==== Supplied records

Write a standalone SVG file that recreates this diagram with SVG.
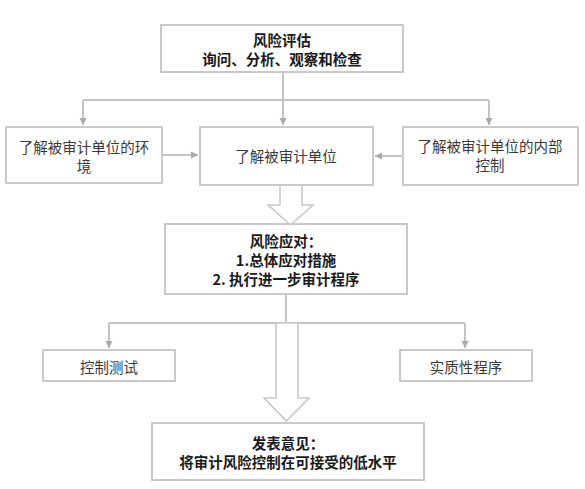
<svg xmlns="http://www.w3.org/2000/svg" width="585" height="489" viewBox="0 0 585 489">
<defs>
<marker id="ah" markerWidth="8" markerHeight="8" refX="7" refY="4" orient="auto" markerUnits="userSpaceOnUse">
<path d="M0,0.5 L7,4 L0,7.5 Z" fill="#a8a8b0"/>
</marker>
</defs>
<style>
.box{fill:#fff;stroke:#c9c9c9;stroke-width:2}
.ln{fill:none;stroke:#c4c4c8;stroke-width:2}
.hollow{fill:#fff;stroke:#c9c9c9;stroke-width:1.6}
.t{font-family:"Noto Sans CJK SC","Liberation Sans",sans-serif;font-size:14.5px;fill:#3a3a3a;text-anchor:middle;dominant-baseline:central}
.b{font-family:"Noto Sans CJK SC","Liberation Serif",serif;font-size:14.5px;font-weight:bold;fill:#1a1a1a;text-anchor:middle;dominant-baseline:central}
</style>
<rect width="585" height="489" fill="#fff"/>
<g id="connectors">
<path class="ln" d="M283,72 V100"/>
<path class="ln" d="M83,100 H489"/>
<path class="ln" d="M83,100 V125" marker-end="url(#ah)"/>
<path class="ln" d="M283,100 V125" marker-end="url(#ah)"/>
<path class="ln" d="M489,100 V125" marker-end="url(#ah)"/>
<path class="ln" d="M162,155 H198" marker-end="url(#ah)"/>
<path class="ln" d="M403,156 H375" marker-end="url(#ah)"/>
<path class="hollow" d="M280,185 V205 H268 L290.5,225 L313,205 H302 V185 Z"/>
<path class="ln" d="M286,294 V323"/>
<path class="ln" d="M109,323 H465"/>
<path class="ln" d="M109,323 V348" marker-end="url(#ah)"/>
<path class="ln" d="M465,323 V348" marker-end="url(#ah)"/>
<path class="hollow" d="M276,323 V398 H264 L286.5,421 L309,398 H298 V323 Z"/>
</g>
<g id="n1">
<rect class="box" x="161" y="25" width="242" height="47"/>
<text class="b" x="282" y="39">风险评估</text>
<text class="b" x="282" y="58">询问、分析、观察和检查</text>
</g>
<g id="n2">
<rect class="box" x="6" y="127" width="156" height="56"/>
<text class="t" x="84" y="146">了解被审计单位的环</text>
<text class="t" x="84" y="165">境</text>
</g>
<g id="n3">
<rect class="box" x="200" y="127" width="173" height="58"/>
<text class="t" x="286" y="155">了解被审计单位</text>
</g>
<g id="n4">
<rect class="box" x="403" y="127" width="175" height="58"/>
<text class="t" x="490" y="145">了解被审计单位的内部</text>
<text class="t" x="490" y="164">控制</text>
</g>
<g id="n5">
<rect class="box" x="165" y="224" width="242" height="70"/>
<text class="b" x="286" y="240">风险应对：</text>
<text class="b" x="286" y="259">1.总体应对措施</text>
<text class="b" x="286" y="278">2. 执行进一步审计程序</text>
</g>
<g id="n6">
<rect class="box" x="43" y="350" width="132" height="31"/>
<text class="t" x="109" y="366">控制测试</text>
</g>
<g id="n7">
<rect class="box" x="400" y="350" width="132" height="31"/>
<text class="t" x="466" y="366">实质性程序</text>
</g>
<g id="n8">
<rect class="box" x="152" y="423" width="272" height="57"/>
<text class="b" x="288" y="442">发表意见：</text>
<text class="b" x="288" y="461">将审计风险控制在可接受的低水平</text>
</g>
</svg>
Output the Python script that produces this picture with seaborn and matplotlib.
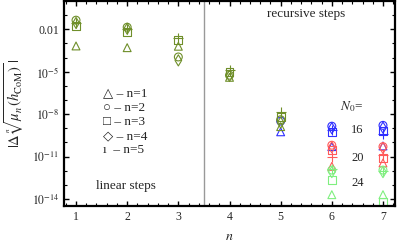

========

Task description
All records must be output exactly as they are, except for the pictures, which are left out.

Answer to the problem
Write a standalone SVG file that recreates this diagram with SVG.
<svg xmlns="http://www.w3.org/2000/svg" width="585" height="489" viewBox="0 0 585 489">
<defs>
<marker id="ah" markerWidth="8" markerHeight="8" refX="7" refY="4" orient="auto" markerUnits="userSpaceOnUse">
<path d="M0,0.5 L7,4 L0,7.5 Z" fill="#a8a8b0"/>
</marker>
</defs>
<style>
.box{fill:#fff;stroke:#c9c9c9;stroke-width:2}
.ln{fill:none;stroke:#c4c4c8;stroke-width:2}
.hollow{fill:#fff;stroke:#c9c9c9;stroke-width:1.6}
.t{font-family:"Noto Sans CJK SC","Liberation Sans",sans-serif;font-size:14.5px;fill:#3a3a3a;text-anchor:middle;dominant-baseline:central}
.b{font-family:"Noto Sans CJK SC","Liberation Serif",serif;font-size:14.5px;font-weight:bold;fill:#1a1a1a;text-anchor:middle;dominant-baseline:central}
</style>
<rect width="585" height="489" fill="#fff"/>
<g id="connectors">
<path class="ln" d="M283,72 V100"/>
<path class="ln" d="M83,100 H489"/>
<path class="ln" d="M83,100 V125" marker-end="url(#ah)"/>
<path class="ln" d="M283,100 V125" marker-end="url(#ah)"/>
<path class="ln" d="M489,100 V125" marker-end="url(#ah)"/>
<path class="ln" d="M162,155 H198" marker-end="url(#ah)"/>
<path class="ln" d="M403,156 H375" marker-end="url(#ah)"/>
<path class="hollow" d="M280,185 V205 H268 L290.5,225 L313,205 H302 V185 Z"/>
<path class="ln" d="M286,294 V323"/>
<path class="ln" d="M109,323 H465"/>
<path class="ln" d="M109,323 V348" marker-end="url(#ah)"/>
<path class="ln" d="M465,323 V348" marker-end="url(#ah)"/>
<path class="hollow" d="M276,323 V398 H264 L286.5,421 L309,398 H298 V323 Z"/>
</g>
<g id="n1">
<rect class="box" x="161" y="25" width="242" height="47"/>
<text class="b" x="282" y="39">风险评估</text>
<text class="b" x="282" y="58">询问、分析、观察和检查</text>
</g>
<g id="n2">
<rect class="box" x="6" y="127" width="156" height="56"/>
<text class="t" x="84" y="146">了解被审计单位的环</text>
<text class="t" x="84" y="165">境</text>
</g>
<g id="n3">
<rect class="box" x="200" y="127" width="173" height="58"/>
<text class="t" x="286" y="155">了解被审计单位</text>
</g>
<g id="n4">
<rect class="box" x="403" y="127" width="175" height="58"/>
<text class="t" x="490" y="145">了解被审计单位的内部</text>
<text class="t" x="490" y="164">控制</text>
</g>
<g id="n5">
<rect class="box" x="165" y="224" width="242" height="70"/>
<text class="b" x="286" y="240">风险应对：</text>
<text class="b" x="286" y="259">1.总体应对措施</text>
<text class="b" x="286" y="278">2. 执行进一步审计程序</text>
</g>
<g id="n6">
<rect class="box" x="43" y="350" width="132" height="31"/>
<text class="t" x="109" y="366">控制测试</text>
</g>
<g id="n7">
<rect class="box" x="400" y="350" width="132" height="31"/>
<text class="t" x="466" y="366">实质性程序</text>
</g>
<g id="n8">
<rect class="box" x="152" y="423" width="272" height="57"/>
<text class="b" x="288" y="442">发表意见：</text>
<text class="b" x="288" y="461">将审计风险控制在可接受的低水平</text>
</g>
</svg>
Output the Python script that produces this picture with seaborn and matplotlib.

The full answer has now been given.